All eyes were on the box office reports Sunday evening to see whether or not the Christian produced pro-life film, “Unplanned” would actually make any money, which points to whether or not there’s an actual audience for material like this out there.
Well, as it turns out, there most definitely is. The film not only exceeded expectations, it made double its projections.
And all of this comes despite the fact that social media attempted to silence the marketing of the film, with Twitter banning the movie’s profile twice.
Many major networks refused to air the marketing for the movie, including USA and shockingly the Hallmark Channel.
The film is distributed by Pure Flix, which is now adding an additional 600 screens to its run, after it pulled an estimated $6,110,000 over the weekend.

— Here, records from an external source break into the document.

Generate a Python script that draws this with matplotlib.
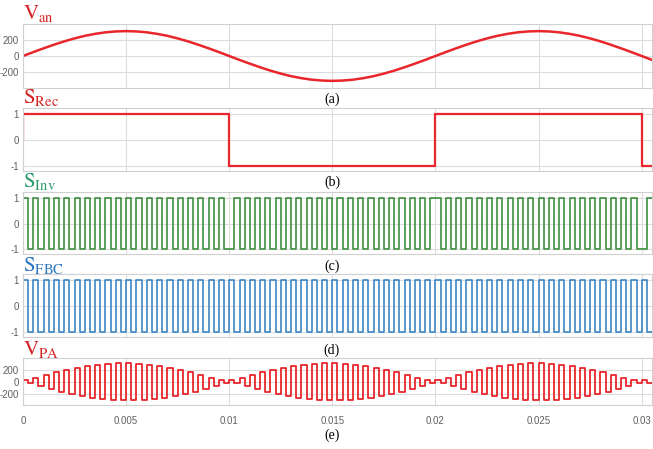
import numpy as np
import matplotlib
matplotlib.use('Agg')
import matplotlib.pyplot as plt

plt.rcParams['mathtext.fontset'] = 'stix'
plt.rcParams['font.family'] = 'Liberation Sans'
plt.rcParams['axes.unicode_minus'] = False

# phase voltage Van [V], read every 0.5 ms from 0 to 30.5 ms
van = [0, 49, 96, 141, 183, 220, 252, 277, 296, 307,
       311, 307, 296, 277, 252, 220, 183, 141, 96, 49,
       0, -49, -96, -141, -183, -220, -252, -277, -296, -307,
       -311, -307, -296, -277, -252, -220, -183, -141, -96, -49,
       0, 49, 96, 141, 183, 220, 252, 277, 296, 307,
       311, 307, 296, 277, 252, 220, 183, 141, 96, 49,
       0, -49]
van_step = 0.0005

# rectifier switching state
rec_times = [0.0, 0.01, 0.02, 0.03]
rec_levels = [1, -1, 1, -1]
rec_init = 0

# full bridge carrier: 2 kHz, +1 first half, -1 second half
sw_half = 0.00025
fbc_pattern = [1, -1]
fbc_init = -1

t_end = 0.0305
xticks = [0, 0.005, 0.01, 0.015, 0.02, 0.025, 0.03]
xtick_labels = ['0', '0.005', '0.01', '0.015', '0.02', '0.025', '0.03']

titles = [r'$\mathrm{V_{an}}$', r'$\mathrm{S_{Rec}}$', r'$\mathrm{S_{Inv}}$',
          r'$\mathrm{S_{FBC}}$', r'$\mathrm{V_{PA}}$']
captions = ['(a)', '(b)', '(c)', '(d)', '(e)']

#---------------------------------------------------------------------------#
van = np.array(van, dtype=float)
t_van = np.arange(len(van)) * van_step

n_half = int(round(t_end / sw_half))
t_sw = np.round(np.arange(n_half + 1) * sw_half, 7)
fbc = np.tile(fbc_pattern, n_half // 2)

idx = np.searchsorted(np.array(rec_times), t_sw[:-1] + 1e-9, side='right') - 1
rec_sw = np.array(rec_levels)[idx]
inv = rec_sw * fbc

amp = np.abs(van)
cyc = np.arange(n_half) // 2
vpa = 0.5 * (amp[cyc] + amp[cyc + 1]) * fbc


def steps(levels, init):
    x = np.concatenate([[0.0], t_sw])
    y = np.concatenate([[init], levels, [levels[-1]]])
    return x, y


red = '#E8262C'
green = '#3E8E3E'
blue = '#3D86C6'
title_colors = ['#D42222', '#D42222', '#2E9C6C', '#2F78BE', '#D42222']

W, H = 653.0, 449.0
boxes = [(24, 88), (108, 171), (192, 254), (274, 337), (358, 405)]
title_y = [13, 97, 181, 265, 350]
cap_y = [99, 182, 266, 350, 435]

fig = plt.figure(figsize=(W / 100, H / 100), dpi=100)
axes = []
for top, bot in boxes:
    ax = fig.add_axes([23 / W, 1 - bot / H, (652 - 23) / W, (bot - top) / H])
    axes.append(ax)

axes[0].plot(t_van, van, color=red, lw=1.8)
axes[0].set_ylim(-400, 400)
axes[0].set_yticks([-200, 0, 200])

x, y = steps(rec_sw, rec_init)
axes[1].plot(x, y, color=red, lw=1.6, drawstyle='steps-post')

x, y = steps(inv, fbc_init)
axes[2].plot(x, y, color=green, lw=1.2, drawstyle='steps-post')

x, y = steps(fbc, fbc_init)
axes[3].plot(x, y, color=blue, lw=1.2, drawstyle='steps-post')

for ax in axes[1:4]:
    ax.set_ylim(-1.2, 1.25)
    ax.set_yticks([-1, 0, 1])

x, y = steps(vpa, 0.0)
axes[4].plot(x, y, color=red, lw=1.3, drawstyle='steps-post')
axes[4].set_ylim(-385, 400)
axes[4].set_yticks([-200, 0, 200])

for i, ax in enumerate(axes):
    ax.set_xlim(0, t_end)
    ax.set_xticks(xticks)
    if i == 4:
        ax.set_xticklabels(xtick_labels)
    else:
        ax.set_xticklabels([])
    ax.grid(True, color='#DCDCDC', lw=0.8)
    ax.set_axisbelow(True)
    for s in ax.spines.values():
        s.set_color('#D0D0D0')
        s.set_linewidth(0.8)
    ax.tick_params(length=0, labelsize=7, labelcolor='#606060', pad=3)
    ax.tick_params(axis='x', pad=8)
    fig.text(23 / W, 1 - title_y[i] / H, titles[i], color=title_colors[i],
             fontsize=15, ha='left', va='center')
    fig.text(332 / W, 1 - cap_y[i] / H, captions[i], color='black',
             fontsize=10, family='Liberation Serif', ha='center', va='center')

fig.savefig('out.png', dpi=100)
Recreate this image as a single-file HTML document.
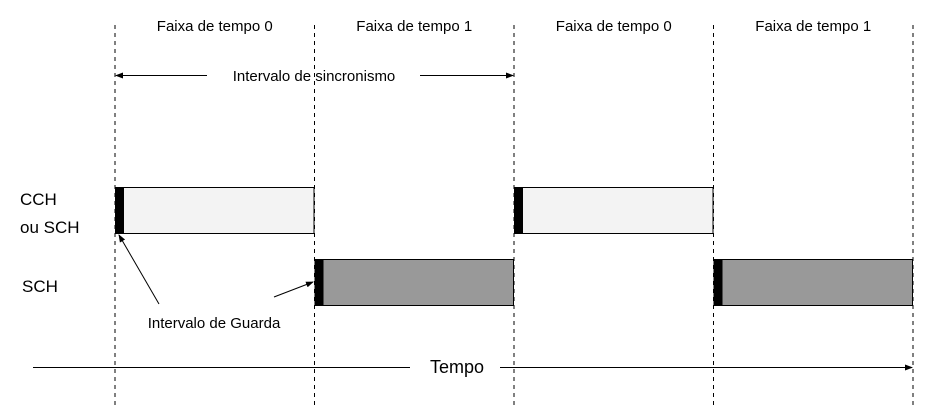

The Hollywood Reporter also notes the location of the top box office receipts for Unplanned. Although it is typical for a film to see the biggest revenue in New York City and Los Angeles, Unplanned’s top locations were predictably elsewhere. THR reports the top theater was the AMC Northpark 15 in Dallas-Fort Worth, and among the rest of the top 20 were theaters in places like St. Louis, Nashville… you get the picture.
The film earned an A+ from CinemaScore, and at the time of this posting has a Rotten Tomatoes audience score of 93%. Watch the trailer below.
Hollywood’s major studios have often neglected conservative Christian audiences, despite films like The Passion of the Christ and now Unplanned proving that there’s a lucrative market for entertainment in these realms.
Many of these folks now feel alienated and hated upon by the entertainment industry which mocks their faith on a regular basis, which ends up hurting their bottom line, but that doesn’t stop them from doing it.
Perhaps it’s time to send a stronger message to Hollywood by creating our own entertainment content, with a focus on quality storytelling, and creating our own industry?
If the large number of conservatives got behind producers, directors, actors, and studios that shared their worldview and left the major studio productions, their numbers would convince them to let voices on the right be heard.